Piëch: Ja. Es ging darum, mit einem luftgekühlten Motor Ferrari zu schlagen. Da musste natürlich die Zylinderzahl gleich sein. Nachdem ich aber wusste, dass ein luftgekühlter Motor nie auf die Leistung eines wassergekühlten Motors kommt, mussten wir das mit Leichtbau und Aerodynamik kompensieren. Deshalb haben wir uns bei Porsche auf diese beiden Dinge konzentriert, um bei den Fahrleistungen am Ende vor Ferrari zu liegen.

Der 917 war also ein größerer Kraftakt als der Quattro-Antrieb?

Piëch: Ja, weil es ein komplettes Auto war. Beim Quattro mussten wir ja quasi nur die Kardanwelle des Iltis verlängern.
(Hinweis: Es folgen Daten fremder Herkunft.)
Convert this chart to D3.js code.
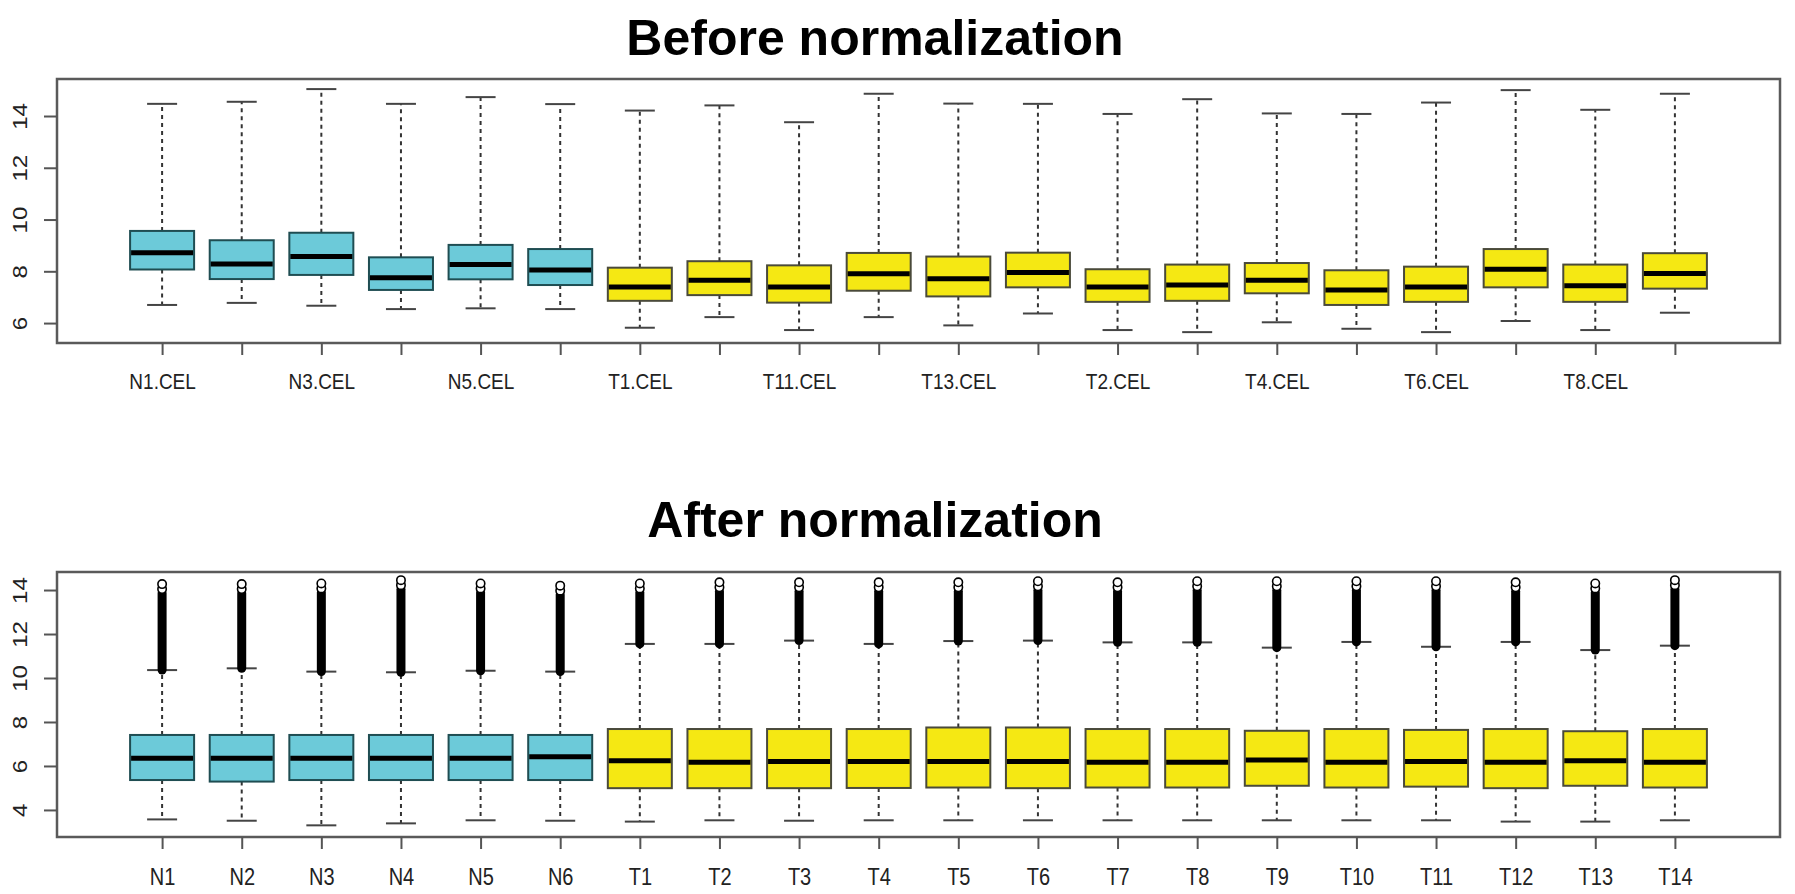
<!DOCTYPE html>
<html>
<head>
<meta charset="utf-8">
<script src="https://cdn.jsdelivr.net/npm/d3@7"></script>
<style>
  body { margin: 0; background: #fff; }
  text { font-family: "Liberation Sans", Arial, Helvetica, sans-serif; }
</style>
</head>
<body>
<div class="chart"></div>
<script>
// ---- data: before normalization (raw .CEL intensities) ----
var beforeNames = ["N1.CEL","N2.CEL","N3.CEL","N4.CEL","N5.CEL","N6.CEL","T1.CEL","T10.CEL","T11.CEL","T12.CEL",
                   "T13.CEL","T14.CEL","T2.CEL","T3.CEL","T4.CEL","T5.CEL","T6.CEL","T7.CEL","T8.CEL","T9.CEL"];
var beforeMin = [6.70,6.78,6.67,6.54,6.57,6.54,5.82,6.23,5.73,6.23,5.91,6.37,5.73,5.65,6.03,5.78,5.65,6.08,5.73,6.40];
var beforeQ1  = [8.07,7.70,7.86,7.28,7.69,7.47,6.86,7.08,6.79,7.25,7.03,7.38,6.82,6.86,7.15,6.70,6.82,7.38,6.82,7.33];
var beforeMed = [8.72,8.28,8.57,7.75,8.26,8.05,7.39,7.65,7.39,7.91,7.71,7.95,7.39,7.47,7.65,7.28,7.39,8.08,7.44,7.92];
var beforeQ3  = [9.56,9.20,9.49,8.54,9.02,8.86,8.14,8.39,8.23,8.71,8.57,8.72,8.08,8.26,8.32,8.04,8.18,8.86,8.26,8.70];
var beforeMax = [14.47,14.55,15.04,14.47,14.73,14.46,14.21,14.41,13.76,14.86,14.48,14.47,14.08,14.65,14.10,14.08,14.52,15.00,14.24,14.86];

// ---- data: after normalization ----
var afterNames = ["N1","N2","N3","N4","N5","N6","T1","T2","T3","T4","T5","T6","T7","T8","T9","T10","T11","T12","T13","T14"];
var afterMin = [3.57,3.51,3.30,3.39,3.53,3.51,3.47,3.53,3.51,3.53,3.53,3.53,3.53,3.53,3.53,3.53,3.53,3.47,3.47,3.53];
var afterQ1  = [5.36,5.29,5.36,5.36,5.36,5.36,4.99,4.99,4.99,5.00,5.02,4.99,5.02,5.02,5.10,5.02,5.06,4.99,5.10,5.02];
var afterMed = [6.35,6.35,6.35,6.35,6.35,6.42,6.24,6.17,6.20,6.20,6.20,6.20,6.17,6.17,6.27,6.17,6.20,6.17,6.24,6.17];
var afterQ3  = [7.41,7.41,7.41,7.41,7.41,7.41,7.68,7.68,7.68,7.68,7.75,7.75,7.68,7.68,7.60,7.68,7.64,7.68,7.58,7.68];
var afterMax = [10.36,10.44,10.29,10.26,10.33,10.29,11.55,11.55,11.70,11.55,11.68,11.70,11.62,11.62,11.38,11.64,11.42,11.64,11.27,11.47];
var afterOutTop = [14.27,14.27,14.30,14.45,14.30,14.20,14.30,14.35,14.35,14.35,14.35,14.40,14.35,14.40,14.40,14.40,14.40,14.35,14.30,14.45];

var yTicks = [6, 8, 10, 12, 14];
var afterTicks = [4, 6, 8, 10, 12, 14];

var width = 1795, height = 894;
var svg = d3.select(".chart").append("svg")
  .attr("width", width).attr("height", height)
  .style("background", "#fff");

var frameL = 57, frameR = 1780;
var x = d3.scaleLinear().domain([-1.32, 20.32]).range([frameL, frameR]);
var boxW = 64, capW = 30;
var stretch = 1.2; // the source figure is slightly stretched vertically

function colorFor(name) {
  return name.charAt(0) === "N" ? "#6ccad9" : "#f5e813";
}
function strokeFor(name) {
  return name.charAt(0) === "N" ? "#1f4d52" : "#4a4a3a";
}

function panel(opts) {
  var y = d3.scaleLinear().domain(opts.domain).range([opts.bottom, opts.top]);
  var g = svg.append("g");
  var n = opts.names.length;
  var idx = d3.range(n);

  // title
  svg.append("text")
    .attr("x", 875).attr("y", opts.titleY)
    .attr("text-anchor", "middle")
    .style("font-size", "50px").style("font-weight", "bold")
    .text(opts.title);

  // whiskers (dashed)
  var w = g.append("g");
  w.selectAll(".wu").data(idx).enter().append("line")
    .attr("x1", i => x(i)).attr("x2", i => x(i))
    .attr("y1", i => y(opts.q3[i])).attr("y2", i => y(opts.max[i]))
    .attr("stroke", "#333").attr("stroke-width", 2).attr("stroke-dasharray", "4,4");
  w.selectAll(".wl").data(idx).enter().append("line")
    .attr("x1", i => x(i)).attr("x2", i => x(i))
    .attr("y1", i => y(opts.q1[i])).attr("y2", i => y(opts.min[i]))
    .attr("stroke", "#333").attr("stroke-width", 2).attr("stroke-dasharray", "4,4");
  // caps
  w.selectAll(".cu").data(idx).enter().append("line")
    .attr("x1", i => x(i) - capW / 2).attr("x2", i => x(i) + capW / 2)
    .attr("y1", i => y(opts.max[i])).attr("y2", i => y(opts.max[i]))
    .attr("stroke", "#444").attr("stroke-width", 2);
  w.selectAll(".cl").data(idx).enter().append("line")
    .attr("x1", i => x(i) - capW / 2).attr("x2", i => x(i) + capW / 2)
    .attr("y1", i => y(opts.min[i])).attr("y2", i => y(opts.min[i]))
    .attr("stroke", "#444").attr("stroke-width", 2);

  // outliers: dense stack of points drawn as a solid column, open circles at top
  if (opts.outTop) {
    g.selectAll(".ol").data(idx).enter().append("line")
      .attr("x1", i => x(i)).attr("x2", i => x(i))
      .attr("y1", i => y(opts.max[i])).attr("y2", i => y(opts.outTop[i]) + 9)
      .attr("stroke", "#000").attr("stroke-width", 9).attr("stroke-linecap", "round");
    g.selectAll(".oc").data(idx).enter().append("circle")
      .attr("cx", i => x(i)).attr("cy", i => y(opts.outTop[i]) + 5)
      .attr("r", 4.2).attr("fill", "#fff").attr("stroke", "#000").attr("stroke-width", 1.6);
    g.selectAll(".oc2").data(idx).enter().append("circle")
      .attr("cx", i => x(i)).attr("cy", i => y(opts.outTop[i]))
      .attr("r", 4.2).attr("fill", "#fff").attr("stroke", "#000").attr("stroke-width", 1.6);
  }

  // boxes
  g.selectAll(".box").data(idx).enter().append("rect")
    .attr("x", i => x(i) - boxW / 2).attr("width", boxW)
    .attr("y", i => y(opts.q3[i])).attr("height", i => y(opts.q1[i]) - y(opts.q3[i]))
    .attr("fill", i => colorFor(opts.names[i]))
    .attr("stroke", i => strokeFor(opts.names[i])).attr("stroke-width", 2);
  g.selectAll(".med").data(idx).enter().append("line")
    .attr("x1", i => x(i) - boxW / 2 + 1).attr("x2", i => x(i) + boxW / 2 - 1)
    .attr("y1", i => y(opts.med[i])).attr("y2", i => y(opts.med[i]))
    .attr("stroke", "#000").attr("stroke-width", 5);

  // frame
  svg.append("rect")
    .attr("x", frameL).attr("y", opts.top)
    .attr("width", frameR - frameL).attr("height", opts.bottom - opts.top)
    .attr("fill", "none").attr("stroke", "#5a5a5a").attr("stroke-width", 2.5);

  // y axis
  var ya = svg.append("g").attr("transform", "translate(" + frameL + ",0)")
    .call(d3.axisLeft(y).tickValues(opts.ticks).tickSize(13).tickSizeOuter(0));
  ya.select(".domain").remove();
  ya.selectAll(".tick line").attr("stroke", "#555").attr("stroke-width", 2);
  ya.selectAll(".tick text")
    .attr("transform", "rotate(-90) scale(" + stretch + ",1)")
    .attr("x", 0).attr("y", -30).attr("dy", 0)
    .attr("text-anchor", "middle")
    .style("font-size", "20px").attr("fill", "#222");

  // x axis
  var xa = svg.append("g").attr("transform", "translate(0," + opts.bottom + ")")
    .call(d3.axisBottom(x).tickValues(idx).tickSize(12).tickSizeOuter(0)
      .tickFormat(i => opts.every2 && i % 2 ? "" : opts.names[i]));
  xa.select(".domain").remove();
  xa.selectAll(".tick line").attr("stroke", "#555").attr("stroke-width", 2);
  xa.selectAll(".tick text")
    .attr("transform", "scale(1," + stretch + ")")
    .attr("y", opts.labelY / stretch).attr("dy", 0)
    .style("font-size", opts.labelSize).attr("fill", "#222");
}

panel({
  title: "Before normalization", titleY: 55,
  names: beforeNames, min: beforeMin, q1: beforeQ1, med: beforeMed, q3: beforeQ3, max: beforeMax,
  domain: [5.23, 15.43], top: 79, bottom: 343, ticks: yTicks,
  every2: true, labelY: 46, labelSize: "19px"
});

panel({
  title: "After normalization", titleY: 537,
  names: afterNames, min: afterMin, q1: afterQ1, med: afterMed, q3: afterQ3, max: afterMax,
  outTop: afterOutTop,
  domain: [2.77, 14.82], top: 572, bottom: 837, ticks: afterTicks,
  every2: false, labelY: 48, labelSize: "20px"
});
</script>
</body>
</html>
In dieser Zeit sind bei Audi einige Ideen kreiert worden, die das Image von Audi geprägt haben. Quattro-Antrieb, Aerodynamik und Leichtbau.

Was ist der Grund, dass es diese Alleinstellungsmerkmale nicht mehr in diesem Maß gibt?

Piëch: Damals hat all diese Dinge die Technikabteilung entschieden. Da wurde nicht der Vertrieb gefragt. Heute entscheidet vielmehr der Vertrieb über all diese Themen. Und der denkt konservativer.

Am Erfolg des Quattro hatte der Vertrieb auch seine Zweifel. Der damalige VW-Vertriebschef W. P. Schmidt hat sie offen geäußert.

Piëch: Das hat mich als Audi-Vorstand nicht gestört. In der niedersächsischen Tiefebene braucht man den Allradantrieb vielleicht nicht. Aber BMW hätte den xDrive sicher nicht gemacht, wenn man das Potenzial nicht erkannt hätte.

Sie haben damals den letzten Sport Quattro für Ihre Frau bestellt.

Piëch: Nachdem Wolfgang Habbel, mein Vorstandsvorsitzender bei Audi, auch gesagt hatte, die 200 Sport Quattro würden wir nie verkaufen, habe ich den letzten für meine Frau bestellt.

Das wurde am Ende aber noch eng.

Piëch: Wir hatten damals gute Kontakte zum Sultan von Oman. Der bekam einen Sport Quattro zur Probefahrt. Und er war so begeistert, dass er für ein Familienfest gleich 16 Autos bestellt hat. Es gab aber nur noch acht oder zehn Autos aus der Produktion. Dann wurde unser Importeur so lange aus dem Land verwiesen, bis er die 16 Autos zusammenhatte. Der ist dann mit einem Koffer voll Geld durch Deutschland gereist.

Das Interview wurde in der auto motor und sport-Ausgabe 7/2015 veröffentlicht.